Образы русской мифологии и фольклора, преображенные щедрой фантазией А. Ремизова, переосмысленные им в русле модернизма, с сильным лирико-субъективным началом, легли в основу мифопоэтических сказок «Посолонь» и «К Морю-Океану». Они были настолько перенасыщены фольклорным, этнографическим материалом, что писатель снабдил их основательными пояснениями-примечаниями.

«Посолонь», по солнцу, в согласии с временами года, сменяют друг друга календарные обряды, разворачиваются магические действа, пробуждаются диковинные существа, оживает архаический языческий мир, куда причудливо вплетены детские игры, считалки, заклички, колядки, заговоры. Ориентация писателя на детское сознание придает поэтике «Посолони» дополнительное сказочное звучание.

В своей «цветной» «Посолони» А. Ремизов, продолжатель традиций Гоголя и Лескова, завораживает читателя словотворчеством, упивается словесной игрой, магией слова.

На основе традиционной образности народного календаря А. Ремизов создает поэтические картины всех четырех времен года: «Давным-давно прилетел кулик из-за моря, принес золотые ключи, замкнул холодную зиму, отомкнул землю, выпустил из неволья воду, траву, теплое время». Столь же поэтичны метафоры в описаниях природы к сказке «К Морю-Океану»: «А ветер-голубь хлопает крыльями, а глаза его полны слез: скоро он останется в поле один».

В сказках «Посолонь», «К Морю-Океану» бьет ключом из недр земли стихия жизни, все одушевляется и олицетворяется, приобретает качества самодвижения и саморазвития.
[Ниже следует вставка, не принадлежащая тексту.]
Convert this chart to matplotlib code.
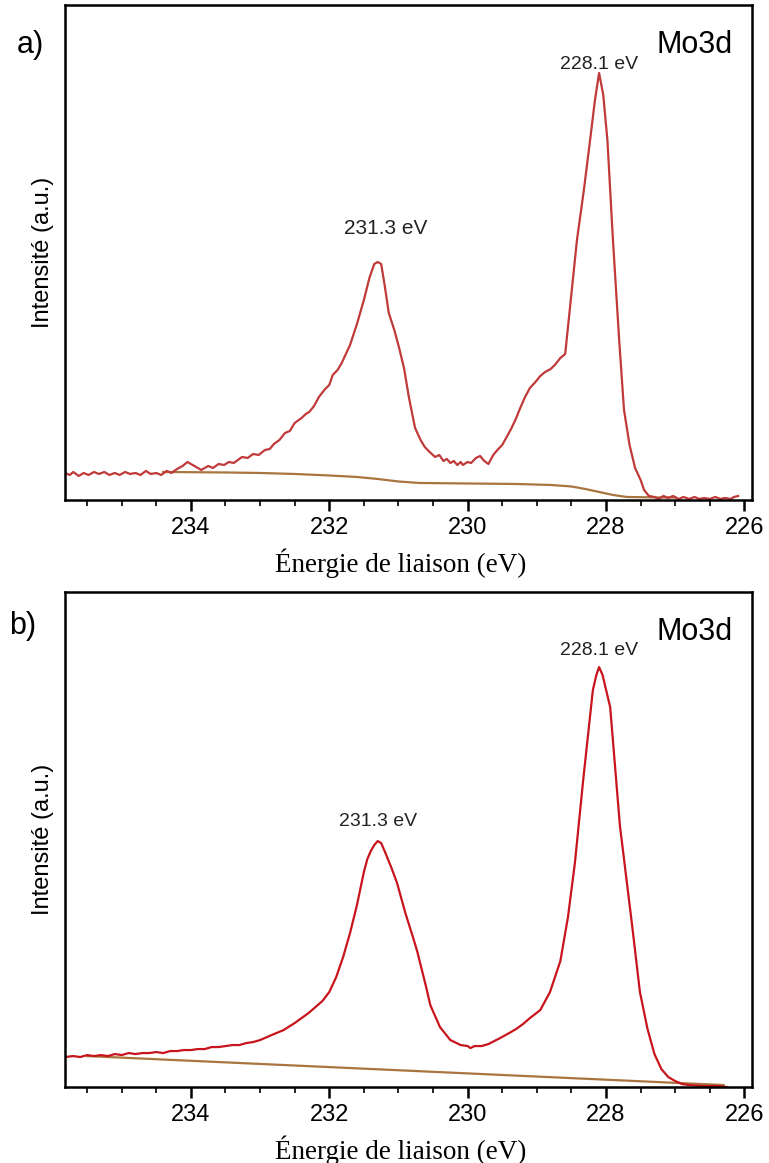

Такой интерес к вечной игре жизненных сил, разного рода хороводам, вихрям, вакханалиям, фантастическим существам — полузверям, полурастениям, полуживотным — был свойствен не только творчеству Ремизова-сказочника, но и вообще эстетике того времени, нашедшей свое пластическое выражение в стиле модерн (художники особенно любили изображать тритонов и наяд, сфинксов и кентавров).
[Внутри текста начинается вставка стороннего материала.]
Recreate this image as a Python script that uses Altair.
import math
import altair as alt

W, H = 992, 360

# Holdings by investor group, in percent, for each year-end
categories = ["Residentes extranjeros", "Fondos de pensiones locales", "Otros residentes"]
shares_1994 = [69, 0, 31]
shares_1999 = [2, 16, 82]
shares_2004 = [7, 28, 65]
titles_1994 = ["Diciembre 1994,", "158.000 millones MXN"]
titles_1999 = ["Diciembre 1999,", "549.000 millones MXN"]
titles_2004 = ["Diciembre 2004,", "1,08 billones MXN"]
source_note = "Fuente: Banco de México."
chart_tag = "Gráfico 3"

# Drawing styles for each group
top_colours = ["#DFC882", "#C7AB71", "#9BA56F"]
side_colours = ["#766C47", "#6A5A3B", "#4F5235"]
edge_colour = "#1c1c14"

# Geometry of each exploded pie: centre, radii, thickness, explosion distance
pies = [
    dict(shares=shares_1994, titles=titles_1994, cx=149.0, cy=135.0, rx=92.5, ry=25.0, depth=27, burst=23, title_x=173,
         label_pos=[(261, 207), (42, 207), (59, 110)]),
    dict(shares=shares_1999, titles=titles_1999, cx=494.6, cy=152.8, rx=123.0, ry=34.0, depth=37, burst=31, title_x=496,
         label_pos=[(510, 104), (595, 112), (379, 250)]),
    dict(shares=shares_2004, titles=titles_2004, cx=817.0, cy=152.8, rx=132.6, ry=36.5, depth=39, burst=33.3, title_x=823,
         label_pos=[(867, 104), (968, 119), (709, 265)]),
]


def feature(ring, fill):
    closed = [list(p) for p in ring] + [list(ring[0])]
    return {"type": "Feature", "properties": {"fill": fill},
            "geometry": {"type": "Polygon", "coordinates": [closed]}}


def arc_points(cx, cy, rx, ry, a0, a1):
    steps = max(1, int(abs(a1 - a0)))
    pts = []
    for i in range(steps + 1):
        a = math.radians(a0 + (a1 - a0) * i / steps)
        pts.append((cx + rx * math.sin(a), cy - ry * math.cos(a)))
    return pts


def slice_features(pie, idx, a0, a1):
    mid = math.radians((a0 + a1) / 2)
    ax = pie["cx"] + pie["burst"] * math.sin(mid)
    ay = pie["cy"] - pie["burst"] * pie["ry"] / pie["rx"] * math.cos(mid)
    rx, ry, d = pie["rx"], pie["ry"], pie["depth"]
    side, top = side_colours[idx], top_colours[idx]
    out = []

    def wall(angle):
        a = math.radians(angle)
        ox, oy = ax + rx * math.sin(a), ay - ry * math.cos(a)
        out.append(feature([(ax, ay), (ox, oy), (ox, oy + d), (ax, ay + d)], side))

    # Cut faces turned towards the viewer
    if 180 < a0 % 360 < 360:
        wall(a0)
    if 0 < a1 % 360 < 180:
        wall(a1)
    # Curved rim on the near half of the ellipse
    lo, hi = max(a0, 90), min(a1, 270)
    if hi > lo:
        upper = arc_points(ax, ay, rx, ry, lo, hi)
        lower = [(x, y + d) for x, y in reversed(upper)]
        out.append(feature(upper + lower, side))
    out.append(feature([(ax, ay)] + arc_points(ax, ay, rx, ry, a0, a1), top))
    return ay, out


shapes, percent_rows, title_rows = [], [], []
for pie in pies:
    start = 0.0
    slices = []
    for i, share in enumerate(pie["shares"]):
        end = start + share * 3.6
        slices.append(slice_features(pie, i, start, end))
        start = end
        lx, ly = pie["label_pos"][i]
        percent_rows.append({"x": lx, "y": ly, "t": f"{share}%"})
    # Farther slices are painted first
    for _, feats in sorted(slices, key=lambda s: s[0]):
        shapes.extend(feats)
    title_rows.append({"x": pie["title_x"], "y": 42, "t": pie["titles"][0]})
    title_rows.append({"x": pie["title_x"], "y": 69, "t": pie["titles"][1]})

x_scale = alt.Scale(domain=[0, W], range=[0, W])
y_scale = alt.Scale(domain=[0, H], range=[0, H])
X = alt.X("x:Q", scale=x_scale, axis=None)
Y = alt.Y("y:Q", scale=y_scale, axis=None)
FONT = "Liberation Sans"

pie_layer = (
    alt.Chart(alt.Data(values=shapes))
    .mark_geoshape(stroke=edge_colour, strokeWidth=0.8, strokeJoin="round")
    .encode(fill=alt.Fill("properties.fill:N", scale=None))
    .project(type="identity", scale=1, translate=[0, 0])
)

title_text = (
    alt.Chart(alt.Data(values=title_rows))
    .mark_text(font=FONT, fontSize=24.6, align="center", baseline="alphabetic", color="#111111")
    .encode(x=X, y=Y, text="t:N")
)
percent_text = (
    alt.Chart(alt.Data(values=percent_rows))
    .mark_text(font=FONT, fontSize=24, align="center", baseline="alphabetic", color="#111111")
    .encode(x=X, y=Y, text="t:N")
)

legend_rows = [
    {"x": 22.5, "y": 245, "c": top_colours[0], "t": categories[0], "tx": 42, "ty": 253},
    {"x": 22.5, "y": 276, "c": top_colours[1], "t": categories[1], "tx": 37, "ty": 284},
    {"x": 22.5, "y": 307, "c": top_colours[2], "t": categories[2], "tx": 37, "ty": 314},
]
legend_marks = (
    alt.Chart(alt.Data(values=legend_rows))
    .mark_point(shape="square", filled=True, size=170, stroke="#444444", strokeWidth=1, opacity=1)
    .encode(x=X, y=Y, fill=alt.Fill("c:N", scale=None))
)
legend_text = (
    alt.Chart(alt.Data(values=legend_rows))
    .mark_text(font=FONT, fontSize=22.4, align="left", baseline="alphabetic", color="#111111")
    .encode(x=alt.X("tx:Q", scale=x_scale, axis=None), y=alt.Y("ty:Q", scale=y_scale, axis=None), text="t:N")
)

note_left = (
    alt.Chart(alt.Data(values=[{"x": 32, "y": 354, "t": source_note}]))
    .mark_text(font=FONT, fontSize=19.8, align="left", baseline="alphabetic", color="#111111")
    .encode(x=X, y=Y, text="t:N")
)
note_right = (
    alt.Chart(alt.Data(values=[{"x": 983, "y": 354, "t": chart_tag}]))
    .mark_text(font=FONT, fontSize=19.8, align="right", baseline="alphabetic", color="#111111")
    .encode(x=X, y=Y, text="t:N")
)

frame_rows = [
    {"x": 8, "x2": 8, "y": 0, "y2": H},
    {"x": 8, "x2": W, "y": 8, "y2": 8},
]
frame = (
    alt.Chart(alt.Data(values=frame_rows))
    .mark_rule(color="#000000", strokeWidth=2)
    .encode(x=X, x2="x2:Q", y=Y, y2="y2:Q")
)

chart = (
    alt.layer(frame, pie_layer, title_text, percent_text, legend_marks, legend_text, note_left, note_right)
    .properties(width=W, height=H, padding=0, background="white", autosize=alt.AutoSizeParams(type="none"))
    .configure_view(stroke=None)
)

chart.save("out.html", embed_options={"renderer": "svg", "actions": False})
Поистине неуемной фантазией отличался А. Ремизов в придумывании, помимо существовавших в народной мифологии, персонажей «низшей демонологии», различных природных духов земли, воды, леса, воздуха.
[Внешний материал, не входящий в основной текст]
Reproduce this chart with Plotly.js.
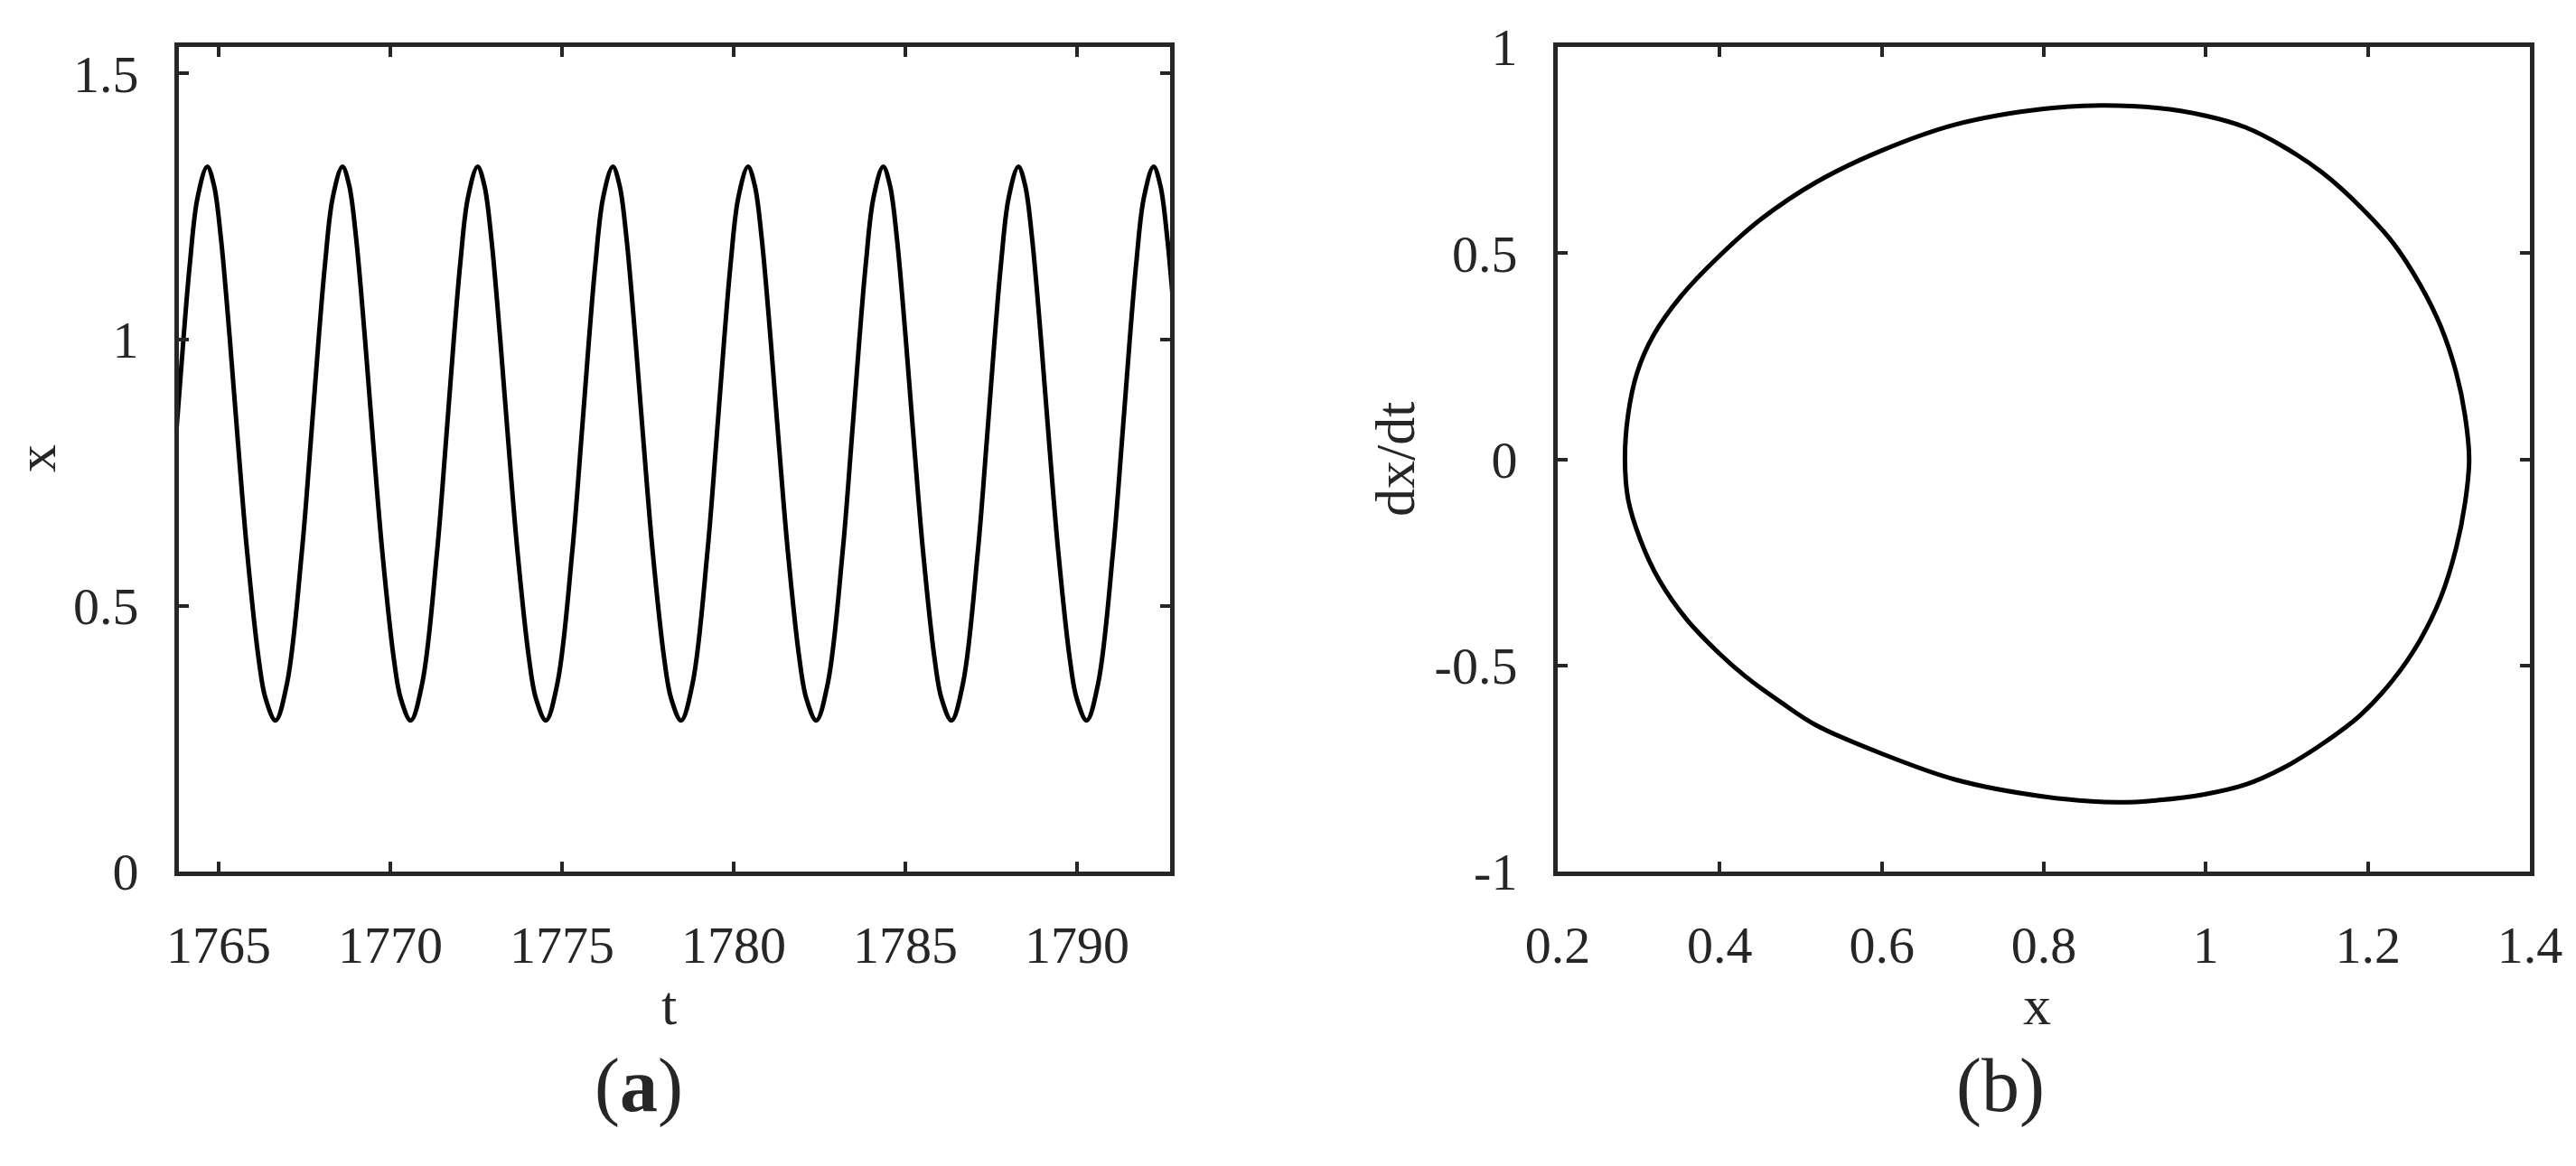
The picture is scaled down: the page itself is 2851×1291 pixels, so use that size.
<!DOCTYPE html>
<html>
<head>
<meta charset="utf-8">
<script src="https://cdn.plot.ly/plotly-3.0.1.min.js"></script>
<style>
  html, body { margin: 0; padding: 0; background: #fff; }
  #fig { width: 2851px; height: 1291px; }
</style>
</head>
<body>
<div id="fig"></div>
<script>
// (a) time series x(t) (peaks, troughs and flank points)
var tValues = [
  1762.723, 1763.060, 1763.487, 1763.738, 1763.976, 1764.166, 1764.388, 1764.670, 1764.866, 1765.068, 1765.329, 1765.573, 1765.833, 1766.167, 1766.370,
  1766.660, 1766.997, 1767.424, 1767.675, 1767.913, 1768.103, 1768.325, 1768.607, 1768.803, 1769.005, 1769.266, 1769.510, 1769.770, 1770.104, 1770.307,
  1770.597, 1770.934, 1771.361, 1771.612, 1771.850, 1772.040, 1772.262, 1772.544, 1772.740, 1772.942, 1773.203, 1773.447, 1773.707, 1774.041, 1774.244,
  1774.534, 1774.871, 1775.298, 1775.549, 1775.787, 1775.977, 1776.199, 1776.481, 1776.677, 1776.879, 1777.140, 1777.384, 1777.644, 1777.978, 1778.181,
  1778.471, 1778.808, 1779.235, 1779.486, 1779.724, 1779.914, 1780.136, 1780.418, 1780.614, 1780.816, 1781.077, 1781.321, 1781.581, 1781.915, 1782.118,
  1782.408, 1782.745, 1783.172, 1783.423, 1783.661, 1783.851, 1784.073, 1784.355, 1784.551, 1784.753, 1785.014, 1785.258, 1785.518, 1785.852, 1786.055,
  1786.345, 1786.682, 1787.109, 1787.360, 1787.598, 1787.788, 1788.010, 1788.292, 1788.488, 1788.690, 1788.951, 1789.195, 1789.455, 1789.789, 1789.992,
  1790.282, 1790.619, 1791.046, 1791.297, 1791.535, 1791.725, 1791.947, 1792.229, 1792.425, 1792.627, 1792.888, 1793.132
];
var xValues = [
  0.284, 0.355, 0.600, 0.800, 1.000, 1.144, 1.267, 1.325, 1.290, 1.191, 1.000, 0.800, 0.600, 0.400, 0.325,
  0.284, 0.355, 0.600, 0.800, 1.000, 1.144, 1.267, 1.325, 1.290, 1.191, 1.000, 0.800, 0.600, 0.400, 0.325,
  0.284, 0.355, 0.600, 0.800, 1.000, 1.144, 1.267, 1.325, 1.290, 1.191, 1.000, 0.800, 0.600, 0.400, 0.325,
  0.284, 0.355, 0.600, 0.800, 1.000, 1.144, 1.267, 1.325, 1.290, 1.191, 1.000, 0.800, 0.600, 0.400, 0.325,
  0.284, 0.355, 0.600, 0.800, 1.000, 1.144, 1.267, 1.325, 1.290, 1.191, 1.000, 0.800, 0.600, 0.400, 0.325,
  0.284, 0.355, 0.600, 0.800, 1.000, 1.144, 1.267, 1.325, 1.290, 1.191, 1.000, 0.800, 0.600, 0.400, 0.325,
  0.284, 0.355, 0.600, 0.800, 1.000, 1.144, 1.267, 1.325, 1.290, 1.191, 1.000, 0.800, 0.600, 0.400, 0.325,
  0.284, 0.355, 0.600, 0.800, 1.000, 1.144, 1.267, 1.325, 1.290, 1.191, 1.000, 0.800
];

// (b) phase portrait, limit cycle (x, dx/dt)
var phaseX = [
  0.283, 0.287, 0.298, 0.318, 0.352, 0.400, 0.450, 0.519, 0.600, 0.691, 0.800, 0.870, 0.940, 1.000, 1.049, 1.096,
  1.144, 1.191, 1.231, 1.264, 1.290, 1.309, 1.320, 1.325,
  1.320, 1.309, 1.290, 1.264, 1.231, 1.191, 1.144, 1.096, 1.049, 1.000, 0.940, 0.890, 0.800, 0.691, 0.600, 0.519,
  0.476, 0.432, 0.400, 0.359, 0.325, 0.302, 0.287, 0.283
];
var phaseV = [
  0.000, 0.110, 0.210, 0.300, 0.395, 0.494, 0.581, 0.672, 0.749, 0.812, 0.850, 0.858, 0.852, 0.833, 0.805, 0.758,
  0.695, 0.612, 0.525, 0.425, 0.322, 0.210, 0.105, 0.000,
  -0.105, -0.215, -0.335, -0.440, -0.535, -0.620, -0.690, -0.748, -0.789, -0.812, -0.827, -0.832, -0.818, -0.777, -0.714, -0.645,
  -0.590, -0.527, -0.472, -0.388, -0.292, -0.195, -0.098, 0.000
];

// tick labels
var tTicks = [1765, 1770, 1775, 1780, 1785, 1790];
var xTicksA = [0, 0.5, 1, 1.5];
var xTickTextA = ['0', '0.5', '1', '1.5'];
var xTicksB = [0.2, 0.4, 0.6, 0.8, 1, 1.2, 1.4];
var xTickTextB = ['0.2', '0.4', '0.6', '0.8', '1', '1.2', '1.4'];
var vTicks = [-1, -0.5, 0, 0.5, 1];
var vTickText = ['-1', '-0.5', '0', '0.5', '1'];

var axisColor = '#262626';
var serif = 'Liberation Serif, Times New Roman, serif';
var tickFont = { family: serif, size: 58, color: axisColor };

var data = [
  {
    x: tValues, y: xValues,
    type: 'scatter', mode: 'lines',
    line: { color: '#000', width: 5, shape: 'spline', smoothing: 1 },
    xaxis: 'x', yaxis: 'y',
    hoverinfo: 'skip'
  },
  {
    x: phaseX, y: phaseV,
    type: 'scatter', mode: 'lines',
    line: { color: '#000', width: 5, shape: 'spline', smoothing: 1 },
    xaxis: 'x2', yaxis: 'y2',
    hoverinfo: 'skip'
  }
];

function boxAxis(extra) {
  var ax = {
    showline: true, linecolor: axisColor, linewidth: 5,
    mirror: 'ticks', ticks: 'inside', ticklen: 11, tickwidth: 4, tickcolor: axisColor,
    showgrid: false, zeroline: false, automargin: false,
    tickfont: tickFont,
    tickmode: 'array'
  };
  for (var k in extra) ax[k] = extra[k];
  return ax;
}

// axis names and panel letters, placed in pixel terms
function label(text, px, py, size, angle) {
  return {
    text: text, xref: 'paper', yref: 'paper', x: px / 2851, y: (1291 - py) / 1291,
    xanchor: 'center', yanchor: 'middle', showarrow: false, textangle: angle || 0,
    font: { family: serif, size: size, color: axisColor }
  };
}

var layout = {
  width: 2851, height: 1291,
  margin: { l: 0, r: 0, t: 0, b: 0 },
  paper_bgcolor: '#fff', plot_bgcolor: '#fff',
  showlegend: false,
  font: { family: serif, color: axisColor },
  xaxis: boxAxis({
    domain: [0.06945, 0.45423], range: [1763.845, 1792.71],
    tickvals: tTicks, ticktext: tTicks.map(String), ticklabelstandoff: 26
  }),
  yaxis: boxAxis({
    domain: [0.2525, 0.9597], range: [0, 1.55],
    tickvals: xTicksA, ticktext: xTickTextA, ticklabelstandoff: 28
  }),
  xaxis2: boxAxis({
    domain: [0.6047, 0.98211], range: [0.2, 1.4], anchor: 'y2',
    tickvals: xTicksB, ticktext: xTickTextB, ticklabelstandoff: 26
  }),
  yaxis2: boxAxis({
    domain: [0.2525, 0.9597], range: [-1, 1], anchor: 'x2',
    tickvals: vTicks, ticktext: vTickText, ticklabelstandoff: 28
  }),
  annotations: [
    label('t', 740, 1113, 62),
    label('x', 2254, 1113, 62),
    label('x', 40, 508, 62, -90),
    label('dx/dt', 1544, 508, 62, -90),
    label('(<b>a</b>)', 707, 1202, 84),
    label('(b)', 2214, 1202, 84)
  ]
};

var config = { displayModeBar: false, staticPlot: true };

Plotly.newPlot('fig', data, layout, config);
</script>
</body>
</html>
В сказке «К Морю-Океану» ее герои, выбравшись ночью из волчьего брюха на поемный берег реки, видят кишмя-кишащую весеннюю нечисть: «И кого только не было там — домовые, домихи, гуменные, банные, лесунки, лесовые, лешие, листотрясы, корневые, дупляные, моховые, полевые, водяные, хлевники, чужаки, наброжие и облом, костолом, кожедер, тяжкун, шатун, хитник, лядащник, голохвост, ярун, долгоносик, шпыня, куреха и шептун со своею шептухой». И про всех них А. Ремизов способен рассказать подробно, разъяснить, в каком родстве они друг с другом:

«Во всякой бане живет свой банник. Не поладишь — кричит по-павлиньи. У банника есть дети — банные анчутки: сами маленькие, черненькие, мохнатенькие, ноги ежиные, а голова гола, что у татарчонка, а женятся они на кикиморах, и такие же сами проказы, что твои кикиморы» (сказка «Банные анчутки»).

Очарованный сказочным миром, А. Ремизов выпустил несколько сборников со своим пересказом русских сказок, взятых им в основном из собрания Н. Е. Ончукова «Северные сказки». Вспоминая записанную им от московского печника, прозванного Глухим, сказку о Барме, А. Ремизов заканчивает свой сборник «Докука и балагурье» благодарственным словом: «Помяну Глухого печника-сказочника, передавшего мне свою сказку, и поблагодарю его, помяну и других незнаемых сказочников, со слов которых сказки я сказываю, и поблагодарю их, помяну и тех, кто записал сказки — сохранил нам этот дар русского народа, и поблагодарю их, и поклонюсь всему русскому народу за его докуку умственную и балагурье веселое».

Но веселого балагурья в сборнике А. Ремизова почти нет: из всего сюжетного многообразия русских сказок А. Ремизов выбирает прежде всего сказки о мертвецах, встающих из гроба, оборотнях, вампирах, сказки-былички о леших, водяных. Власть мира мертвых над миром живых, их борьба и страхи. В этом пристрастии к всяческой «чертовщине» и «нечисти» А. Ремизов — дитя своего времени.

Характерные для времени темы отразились и в «Красивых сказках» А. Амфитеатрова: попытки соединить христианство и «диониссийство», интерес к культам античных богов (они встают и царствуют, когда мир спит, — говорится в сказке «Мертвые боги»), пантеистические мотивы модерна (брачный союз женщины с деревом — дубом в сказке «Дубовичи»).